Climbing grading is technically referred to as a consensus-based system. This means that, back in the old days, grades were determined by a rigorous process of debate, argument, beer-drinking, bourbon and taunting—generally around a campfire—until everyone present reluctantly agreed on a number. That number (and letter, or symbol) became the grade that the local guidebook author would dutifully record in his next edition.
And, despite the obvious concerns with this process, it actually works quite well in practice. Once you have completed a handful of climbs in a given grade range, and developed a “sense” of that difficulty, you will find that, for number grades at least, there is remarkable reliability from one area to the next.
In other words, if you can send most 5.9s in your home gym, you will likely be able to send most 5.9s at your local crag, or even at another gym. What’s more, you will likely agree that one 5.9 is of similar difficulty to another. The same is also true for V-grades.
Unfortunately, there is a belief among some climbers that, due to this process, grades are subjective, meaning that they are merely “a matter of opinion.” This is clearly not true, however. If it were, then grades would be effectively random, and what you call a V2, someone else would call a V10 or VB, depending on entirely personal factors, like how good you felt on the day you sent it, or if you were in a bad mood, or the phases of the moon, for instance.
But, as we have discussed, this isn’t actually the case. The fact is that, with few exceptions, the vast majority of climbers generally agree on the vast majority of grades. This means that grades represent an objective measurement of difficulty, one that climbers can learn how to judge, and reliably apply to new climbs as they encounter them.
So, the issue isn’t that grades are entirely subjective—and, therefore, not useful—it’s that grades aren’t entirely precise—and, therefore, there is room for debate.
Where most debate occurs in grades is whether problems are “hard” or “easy” in the grade.
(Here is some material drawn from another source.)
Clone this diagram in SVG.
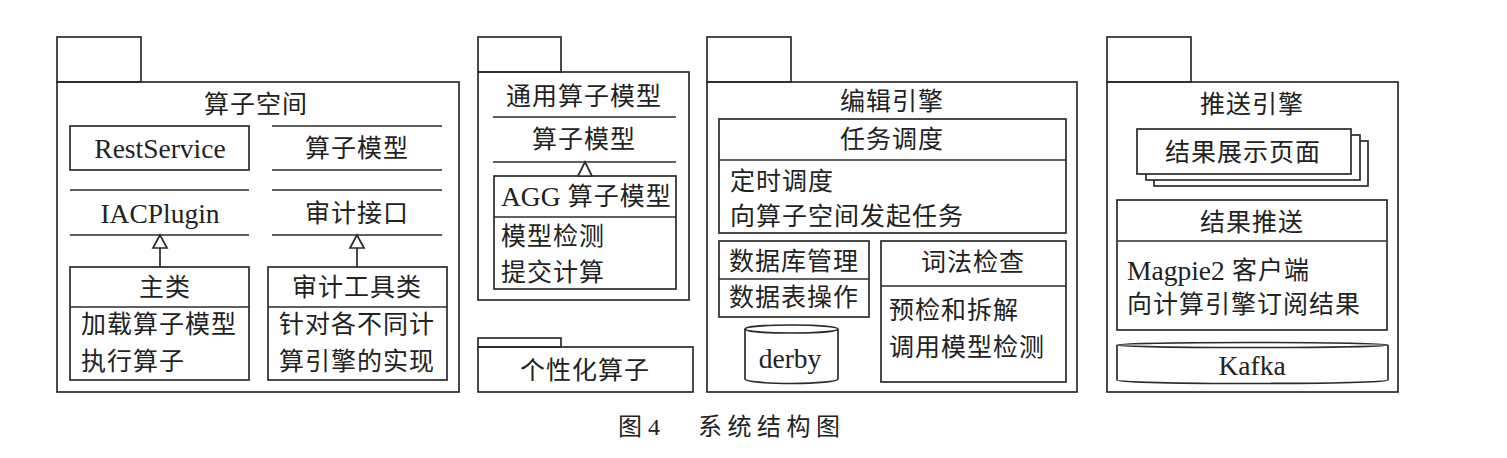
<svg xmlns="http://www.w3.org/2000/svg" width="1507" height="458" viewBox="0 0 1507 458">
<style>
rect,path,line,ellipse,polygon{fill:none;stroke:#2b2b2b;stroke-width:1.7}
rect.w,path.w,ellipse.w{fill:#fff}
text{font-family:'Liberation Serif','Noto Sans CJK SC',serif;font-size:25px;fill:#222;dominant-baseline:central;letter-spacing:1px}
.c{text-anchor:middle}
.l{font-size:27.5px;letter-spacing:0}
polygon.tri{fill:#fff}
</style>
<rect x="0" y="0" width="1507" height="458" style="fill:#fff;stroke:none"/>

<g id="pkg-suanzi-kongjian">
<rect x="57" y="37" width="84" height="45"/>
<rect x="57" y="82" width="402" height="310"/>
<text class="c" x="256" y="104">算子空间</text>
</g>
<g id="restservice">
<rect x="70" y="126" width="179" height="44"/>
<text class="c l" x="160" y="148">RestService</text>
</g>
<g id="suanzi-moxing-iface">
<line x1="272" y1="126" x2="442" y2="126"/>
<line x1="272" y1="170" x2="442" y2="170"/>
<text class="c" x="357" y="148">算子模型</text>
</g>
<g id="iacplugin">
<line x1="70" y1="190" x2="249" y2="190"/>
<line x1="70" y1="235" x2="249" y2="235"/>
<text class="c l" x="160" y="213">IACPlugin</text>
</g>
<g id="shenji-jiekou">
<line x1="272" y1="190" x2="442" y2="190"/>
<line x1="272" y1="235" x2="442" y2="235"/>
<text class="c" x="357" y="213">审计接口</text>
</g>
<g id="zhulei">
<rect x="70" y="267" width="179" height="113"/>
<line x1="70" y1="307" x2="249" y2="307"/>
<text class="c" x="165" y="287">主类</text>
<text x="81" y="324">加载算子模型</text>
<text x="81" y="361">执行算子</text>
</g>
<g id="shenji-gongju">
<rect x="268" y="267" width="179" height="113"/>
<line x1="268" y1="307" x2="447" y2="307"/>
<text class="c" x="357" y="287">审计工具类</text>
<text x="279" y="324">针对各不同计</text>
<text x="279" y="361">算引擎的实现</text>
</g>

<g id="pkg-tongyong">
<rect x="478" y="37" width="83" height="35"/>
<rect x="478" y="72" width="211" height="228"/>
<text class="c" x="584" y="96">通用算子模型</text>
<line x1="493" y1="117" x2="676" y2="117"/>
<line x1="493" y1="162" x2="676" y2="162"/>
<text class="c" x="584" y="139">算子模型</text>
</g>
<g id="agg">
<rect x="494" y="176" width="182" height="113"/>
<line x1="494" y1="217" x2="676" y2="217"/>
<text x="501" y="196"><tspan class="l" style="font-size:27.5px;letter-spacing:0">AGG</tspan> 算子模型</text>
<text x="501" y="236">模型检测</text>
<text x="501" y="272">提交计算</text>
</g>

<g id="pkg-gexinghua">
<rect x="478" y="338" width="83" height="9"/>
<rect x="478" y="347" width="215" height="45"/>
<text class="c" x="585" y="370">个性化算子</text>
</g>

<g id="pkg-bianji">
<rect x="707" y="37" width="84" height="45"/>
<rect x="707" y="82" width="370" height="310"/>
<text class="c" x="892" y="101">编辑引擎</text>
</g>
<g id="renwu-diaodu">
<rect x="719" y="119" width="347" height="114"/>
<line x1="719" y1="160" x2="1066" y2="160"/>
<text class="c" x="892" y="139">任务调度</text>
<text x="730" y="181">定时调度</text>
<text x="730" y="216">向算子空间发起任务</text>
</g>
<g id="shujuku">
<rect x="719" y="241" width="150" height="76"/>
<line x1="719" y1="279" x2="869" y2="279"/>
<text class="c" x="794" y="261">数据库管理</text>
<text class="c" x="794" y="297">数据表操作</text>
</g>
<g id="derby">
<path class="w" d="M745,329 L745,379 A46.5,4.5 0 0 0 838,379 L838,329"/>
<ellipse class="w" cx="791.5" cy="329" rx="46.5" ry="4"/>
<text class="c l" x="790" y="358">derby</text>
</g>
<g id="cifa-jiancha">
<rect x="881" y="241" width="185" height="141"/>
<line x1="881" y1="286" x2="1066" y2="286"/>
<text class="c" x="973" y="262">词法检查</text>
<text x="889" y="310">预检和拆解</text>
<text x="889" y="347">调用模型检测</text>
</g>

<g id="pkg-tuisong">
<rect x="1107" y="37" width="84" height="45"/>
<rect x="1107" y="82" width="291" height="310"/>
<text class="c" x="1252" y="104">推送引擎</text>
</g>
<g id="jieguo-zhanshi">
<rect class="w" x="1154" y="141" width="214" height="45"/>
<rect class="w" x="1146" y="135" width="214" height="45"/>
<rect class="w" x="1137" y="129" width="214" height="45"/>
<text class="c" x="1243" y="152">结果展示页面</text>
</g>
<g id="jieguo-tuisong">
<rect x="1117" y="200" width="270" height="130"/>
<line x1="1117" y1="241" x2="1387" y2="241"/>
<text class="c" x="1252" y="222">结果推送</text>
<text x="1127" y="270"><tspan style="font-size:27.5px;letter-spacing:0">Magpie2</tspan> 客户端</text>
<text x="1127" y="304">向计算引擎订阅结果</text>
</g>
<g id="kafka">
<path class="w" d="M1117,345 L1117,380 A135.5,3.5 0 0 0 1388,380 L1388,345"/>
<ellipse class="w" cx="1252.5" cy="345" rx="135.5" ry="2.5"/>
<text class="c l" x="1252" y="365">Kafka</text>
</g>

<g id="connectors">
<line x1="160" y1="248" x2="160" y2="267"/>
<polygon class="tri" points="160,235 153,248 167,248"/>
<line x1="357" y1="248" x2="357" y2="267"/>
<polygon class="tri" points="357,235 350,248 364,248"/>
<polygon class="tri" points="585,162 578,176 592,176"/>
</g>

<g id="caption">
<text x="618" y="427" style="font-size:24px;letter-spacing:0">图 <tspan style="font-family:'Liberation Serif',serif">4</tspan></text>
<text x="698" y="427" textLength="142" style="font-size:24px;letter-spacing:0">系统结构图</text>
</g>
</svg>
While two climbers will generally agree that a given climb is 5.10 or V3, they will frequently disagree on whether that same climb is 5.10a or 5.10b, or solid V3 or V3+. One reason for this is, of course, the consensus grading approach is not very precise and does have a subjective component—i.e., perceived difficulty.
But, in addition to this, whether or not a given climb “feels hard” depends greatly on relative, but concrete, differences among climbers–notably height, weight, and reach. A V3 that has particularly long moves on it will feel harder to a climber with short arms, while a V3 with high footholds will feel easier. In addition, modern climbing gyms do not truly use a consensus-based grading system. Grades on artificial climbing walls are typically chosen by the route-setter, and rarely benefit from feedback.
As a result, we recommend that climbers take the grades in their gyms with a grain of salt, viewing them as rough guidelines, rather than precise measurements of difficulty.
Develop Your Own "Internal" Grading System
One valuable trick to measuring your personal progress more precisely and reliably is to create your own personal grade calibration. What does that mean? Well, as an example, if you are consistently sending V3s in the gym, but have a below average wing-span, it’s likely that there are occasionally V1’s that you cannot reliably do, because they have a reachy move. It you can send 9 out of 10 V3s, the tenth one may not actually be V3 for you, it might be V4 or even harder, because of that one reachy move. On the other hand, you may find that one of those V3s, is easy enough that you flashed it while the others took you multiple tries. In that case the problem may be V2+ for you, rather than V3.
Having your own calibration for grades helps you choose problems that are appropriate for your workouts and reduce your frustration.